The dominant public figure in Brazil from 1930 until 1954 was a highly contradictory and controversial personality. Getúlio Vargas, from the pampas of the southern frontier state of Rio Grande do Sul, became the dictator who ruled without ever forgetting the lower classes.
Vargas was a consummate artist at politics. He climbed the political ladder through seats in the state and national legislatures to the post of federal Finance Minister and to the governorship of Rio Grande do Sul. His career then took him to the National Palace as Provisional President and as Constitutional President, and later as the dictator of his "New State." After his deposition in 1945 and a period of semiretirement, his continuing widespread popularity resulted in his successful come-back campaign in 1950 for the Presidency on the Labor Party ticket.

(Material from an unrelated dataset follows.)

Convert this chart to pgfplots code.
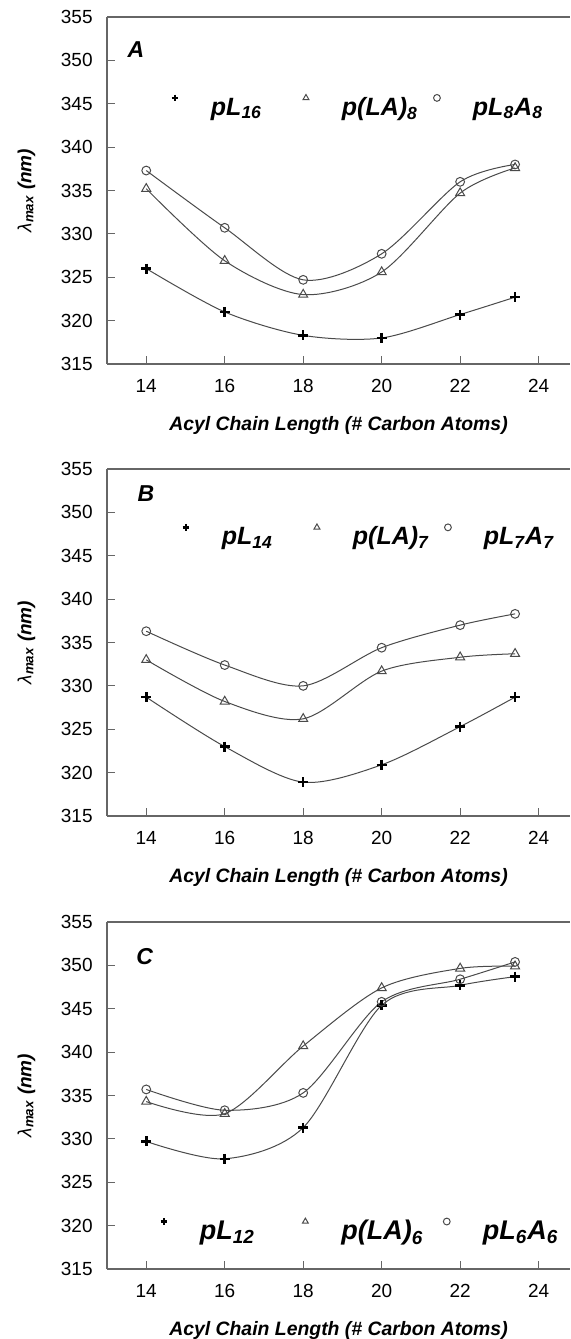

Vargas' contributions to Brazilian political and economic life were many and important. Taking advantage of the power which his political magic provided him, he brought Brazil from a loose confederacy of semifeudal states to a strongly centralized nation. He was a great eclectic, welding into his social, political, and economic policies what he found good in various programs. He was also a great opportunist in the sense that he adroitly took advantage of conditions and circumstances to effect his ends. He was intimately related to the revolutionary changes in Brazilian life after 1930.
Vargas, "Father of the Brazilians," attributed achievements such as these to power in his own hands. His foes, however, still feared the political wizard, and they cheered the military when it deposed him. After his return, "on the arms of the people," Vargas saw that the armed forces were determined to repeat history, and in 1954 he chose another path—suicide.
All of these exciting events are related in John W. F. Dulles's Vargas of Brazil: A Political Biography. Despite its emphasis on Vargas the politician and statesman, the reader comes to know Vargas the man.
For this portrait of Vargas and of Brazil the author has drawn much material from State Department papers in the National Archives and from other public sources, and from interviews with numerous persons who were participants in the events he describes or observers of them. The result is an interesting, revealing, valid account of an important people. Many illustrations supplement the text.